The task =>
Where the string "script" occurs in the material below, report the whole line.

Provided entries =>
*-*-*

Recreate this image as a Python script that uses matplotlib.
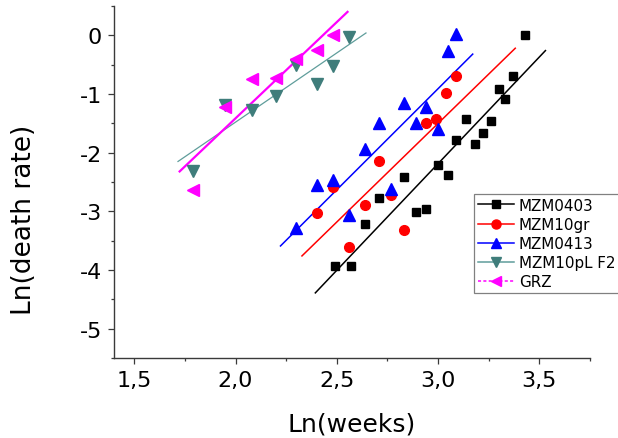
import matplotlib
matplotlib.use("Agg")
import matplotlib.pyplot as plt
from matplotlib.lines import Line2D
from matplotlib.ticker import MultipleLocator, FixedLocator

plt.rcParams['font.family'] = ['DejaVu Sans']
plt.rcParams['axes.unicode_minus'] = False

# ---- data ----
mzm0403_x = [2.49, 2.57, 2.64, 2.71, 2.83, 2.89, 2.94, 3.00, 3.05, 3.09, 3.14, 3.18, 3.22, 3.26, 3.30, 3.33, 3.37, 3.43]
mzm0403_y = [-3.93, -3.93, -3.21, -2.77, -2.41, -3.01, -2.96, -2.21, -2.38, -1.78, -1.43, -1.85, -1.66, -1.46, -0.91, -1.09, -0.69, 0.00]

mzm10gr_x = [2.40, 2.48, 2.56, 2.64, 2.71, 2.77, 2.83, 2.94, 2.99, 3.04, 3.09]
mzm10gr_y = [-3.03, -2.58, -3.61, -2.89, -2.14, -2.72, -3.32, -1.49, -1.43, -0.98, -0.69]

mzm0413_x = [2.30, 2.40, 2.48, 2.56, 2.64, 2.71, 2.77, 2.83, 2.89, 2.94, 3.00, 3.05, 3.09]
mzm0413_y = [-3.28, -2.55, -2.47, -3.06, -1.94, -1.49, -2.62, -1.15, -1.49, -1.22, -1.60, -0.27, 0.02]

mzm10pl_x = [1.79, 1.95, 2.08, 2.20, 2.30, 2.40, 2.48, 2.56]
mzm10pl_y = [-2.32, -1.19, -1.28, -1.03, -0.51, -0.83, -0.52, -0.02]

grz_x = [1.79, 1.95, 2.08, 2.20, 2.30, 2.40, 2.48]
grz_y = [-2.64, -1.22, -0.74, -0.72, -0.40, -0.25, 0.00]

# fitted lines (end points)
fit_mzm0403_x = [2.394, 3.530]
fit_mzm0403_y = [-4.39, -0.26]
fit_mzm10gr_x = [2.328, 3.381]
fit_mzm10gr_y = [-3.76, -0.22]
fit_mzm0413_x = [2.222, 3.171]
fit_mzm0413_y = [-3.59, -0.32]
fit_mzm10pl_x = [1.716, 2.644]
fit_mzm10pl_y = [-2.15, 0.04]
fit_grz_x = [1.724, 2.553]
fit_grz_y = [-2.32, 0.40]

series_names = ["MZM0403", "MZM10gr", "MZM0413", "MZM10pL F2", "GRZ"]
xtick_values = [1.5, 2.0, 2.5, 3.0, 3.5]
xtick_labels = ["1,5", "2,0", "2,5", "3,0", "3,5"]
ytick_values = [0, -1, -2, -3, -4, -5]
ytick_labels = ["0", "-1", "-2", "-3", "-4", "-5"]

# ---- figure ----
W, H = 618, 439
fig = plt.figure(figsize=(W / 100, H / 100), dpi=100)
L, R, T, B = 114, 590, 7, 359
ax = fig.add_axes([L / W, 1 - B / H, (R - L) / W, (B - T) / H])

teal_m = '#3f7d7b'
teal_l = '#5f9d9b'
mag = '#ff00ff'

# fit lines
ax.plot(fit_mzm0403_x, fit_mzm0403_y, color='black', lw=1.1, zorder=2)
ax.plot(fit_mzm10gr_x, fit_mzm10gr_y, color='#ff0000', lw=1.1, zorder=2)
ax.plot(fit_mzm0413_x, fit_mzm0413_y, color='#0000ff', lw=1.1, zorder=2)
ax.plot(fit_mzm10pl_x, fit_mzm10pl_y, color=teal_l, lw=0.9, zorder=2)
ax.plot(fit_grz_x, fit_grz_y, color=mag, lw=1.6, zorder=2)

# markers
ax.plot(mzm0403_x, mzm0403_y, ls='none', marker='s', ms=6.3, color='black', zorder=3)
ax.plot(mzm10gr_x, mzm10gr_y, ls='none', marker='o', ms=7, color='#ff0000', zorder=3)
ax.plot(mzm0413_x, mzm0413_y, ls='none', marker='^', ms=8, color='#0000ff', zorder=3)
ax.plot(mzm10pl_x, mzm10pl_y, ls='none', marker='v', ms=8, color=teal_m, zorder=3)
ax.plot(grz_x, grz_y, ls='none', marker='<', ms=8, color=mag, zorder=3)

ax.set_xlim(1.4, 3.75)
ax.set_ylim(-5.5, 0.5)

ax.xaxis.set_major_locator(FixedLocator(xtick_values))
ax.set_xticklabels(xtick_labels)
ax.yaxis.set_major_locator(FixedLocator(ytick_values))
ax.set_yticklabels(ytick_labels)
ax.xaxis.set_minor_locator(MultipleLocator(0.25))
ax.yaxis.set_minor_locator(MultipleLocator(0.5))

spine_c = '#3a3a3a'
for s in ['top', 'right']:
    ax.spines[s].set_visible(False)
for s in ['left', 'bottom']:
    ax.spines[s].set_color(spine_c)
    ax.spines[s].set_linewidth(1.0)

ax.tick_params(which='major', direction='out', length=4.3, width=0.9, color=spine_c,
               labelsize=16, pad=4.5)
ax.tick_params(which='minor', direction='out', length=2.3, width=0.9, color=spine_c)

ax.set_xlabel("Ln(weeks)", fontsize=18, labelpad=15)
ax.set_ylabel("Ln(death rate)", fontsize=19)
ax.yaxis.set_label_coords(-0.162, 0.395)

# legend
handles = [
    Line2D([], [], color='black', lw=1.1, marker='s', ms=6),
    Line2D([], [], color='#ff0000', lw=1.1, marker='o', ms=6.5),
    Line2D([], [], color='#0000ff', lw=1.1, marker='^', ms=7),
    Line2D([], [], color=teal_l, lw=1.1, marker='v', ms=7, mfc=teal_m, mec=teal_m),
    Line2D([], [], color=mag, lw=1.1, ls=(0, (2, 1.5)), marker='<', ms=7),
]
leg = fig.legend(handles, series_names, loc='upper left',
                 bbox_to_anchor=(474 / W, 1 - 195 / H), bbox_transform=fig.transFigure,
                 fontsize=10.9, frameon=True, fancybox=False, framealpha=1,
                 edgecolor='#808080', borderpad=0.25, labelspacing=0.27,
                 handlelength=2.4, handletextpad=0.3, borderaxespad=0)
leg.get_frame().set_linewidth(0.9)

fig.savefig("out.png", dpi=100)
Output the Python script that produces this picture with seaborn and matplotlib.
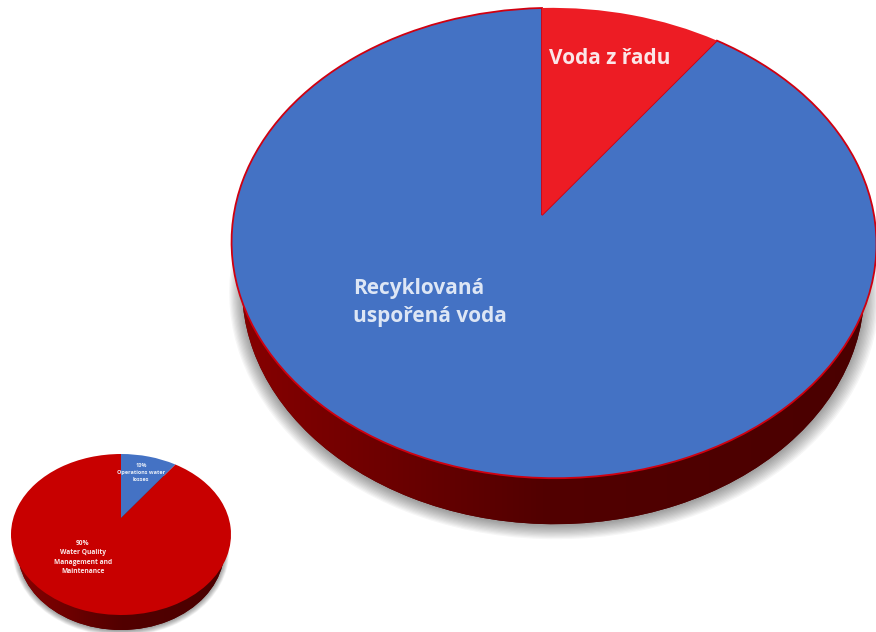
import numpy as np
import seaborn as sns
import matplotlib
matplotlib.use('Agg')
import matplotlib.pyplot as plt
from matplotlib.colors import LinearSegmentedColormap
from matplotlib.transforms import Affine2D, Transform

# Shares (percent)
big_labels = ['Voda z řadu', 'Recyklovaná\nuspořená voda']
big_values = [10, 90]
big_colors = ['#ed1c24', '#4472c4']

small_labels = ['10%\nOperations water\nlosses', '90%\nWater Quality\nManagement and\nMaintenance']
small_values = [10, 90]
small_colors = ['#4472c4', '#c80000']

side_colors = ['#8c0000', '#520000', '#4a0000']

WIDTH, HEIGHT = 876, 632

sns.set_theme(style='white')
plt.rcParams['font.family'] = ['Open Sans', 'DejaVu Sans']


class Tilt(Transform):
    """Perspective of a unit pie, so the apex sits off the ellipse centre."""
    input_dims = 2
    output_dims = 2
    is_affine = False

    def __init__(self, rx, top, bottom, m=0.0):
        super().__init__()
        self.k = (bottom - top) / (bottom + top)
        self.a = top * (1 + self.k)
        self.b = rx * np.sqrt(1 - self.k ** 2)
        self.m = m

    def transform_non_affine(self, values):
        values = np.asarray(values)
        x, y = values[:, 0], values[:, 1]
        w = 1 + self.k * y + self.m * x
        return np.column_stack([self.b * x / w, self.a * y / w])


def pie_axes(apex_x, apex_y):
    # full figure axes, one data unit is one pixel, origin on the apex
    ax = plt.figure(1).add_axes([0, 0, 1, 1])
    ax.patch.set_alpha(0)
    return ax, (-apex_x, WIDTH - apex_x), (apex_y - HEIGHT, apex_y)


def draw_pie(ax, xlim, ylim, values, colors, tilt, depth, squeeze, edge=None):
    # soft shadow under the side wall
    for i in range(12):
        grow = 1 + 0.004 * i
        move = Affine2D().scale(squeeze * grow, grow)
        wedges, _ = ax.pie([1], colors=['black'], startangle=90,
                           wedgeprops={'alpha': 0.035, 'linewidth': 0})
        wedges[0].set_transform(move + tilt + Affine2D().translate(0, -depth * 1.04) + ax.transData)
        wedges[0].set_zorder(0.5)

    # side wall, darkening from left to right
    wall, _ = ax.pie([1], colors=[side_colors[1]], startangle=90, wedgeprops={'linewidth': 0})
    wall[0].set_transform(Affine2D().scale(squeeze, 1) + tilt + Affine2D().translate(0, -depth) + ax.transData)
    wall[0].set_zorder(1)
    cmap = LinearSegmentedColormap.from_list('side', side_colors)
    image = ax.imshow(np.linspace(0, 1, 256)[None, :], cmap=cmap, aspect='auto', zorder=1.5,
                      extent=(-tilt.b * 1.05, tilt.b * 1.05, ylim[0], ylim[1]))
    image.set_clip_path(wall[0])

    # top face, clockwise from twelve o'clock
    wedges, _ = ax.pie(values, colors=colors, startangle=90, counterclock=False,
                       wedgeprops={'linewidth': 0})
    for wedge, z in zip(wedges, [3, 2]):
        wedge.set_transform(tilt + ax.transData)
        wedge.set_zorder(z)
    if edge:
        wedges[1].set_edgecolor(edge)
        wedges[1].set_linewidth(1.3)

    ax.set_aspect('auto')
    ax.set_xlim(*xlim)
    ax.set_ylim(*ylim)
    ax.set_axis_off()


fig = plt.figure(1, figsize=(WIDTH / 100, HEIGHT / 100), dpi=100, facecolor='white')

# Big pie
ax, xlim, ylim = pie_axes(542, 215)
big_tilt = Tilt(322, 207, 263, m=-0.037)
draw_pie(ax, xlim, ylim, big_values, big_colors, big_tilt, 46, 0.965, edge='#d00010')
ax.text(549 - 542, 215 - 59, big_labels[0], color='#fbe6e8', fontsize=15, fontweight='bold',
        ha='left', va='center', zorder=5)
ax.text(353 - 542, 215 - 302.5, big_labels[1], color='#dde6f5', fontsize=15, fontweight='bold',
        ha='left', va='center', linespacing=1.45, zorder=5)

# Small pie
ax2, xlim2, ylim2 = pie_axes(121, 518)
small_tilt = Tilt(110, 64, 97)
draw_pie(ax2, xlim2, ylim2, small_values, small_colors, small_tilt, 15, 0.94)
ax2.text(141 - 121, 518 - 472.5, small_labels[0], color='#e8eef8', fontsize=4, fontweight='bold',
         ha='center', va='center', linespacing=1.5, zorder=5)
ax2.text(83 - 121, 518 - 557.5, small_labels[1], color='#fbe8e8', fontsize=4.8, fontweight='bold',
         ha='center', va='center', linespacing=1.5, zorder=5)

fig.savefig('out.png', dpi=100)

*-*-*

Answer =>
Recreate this image as a Python script that uses matplotlib.
Output the Python script that produces this picture with seaborn and matplotlib.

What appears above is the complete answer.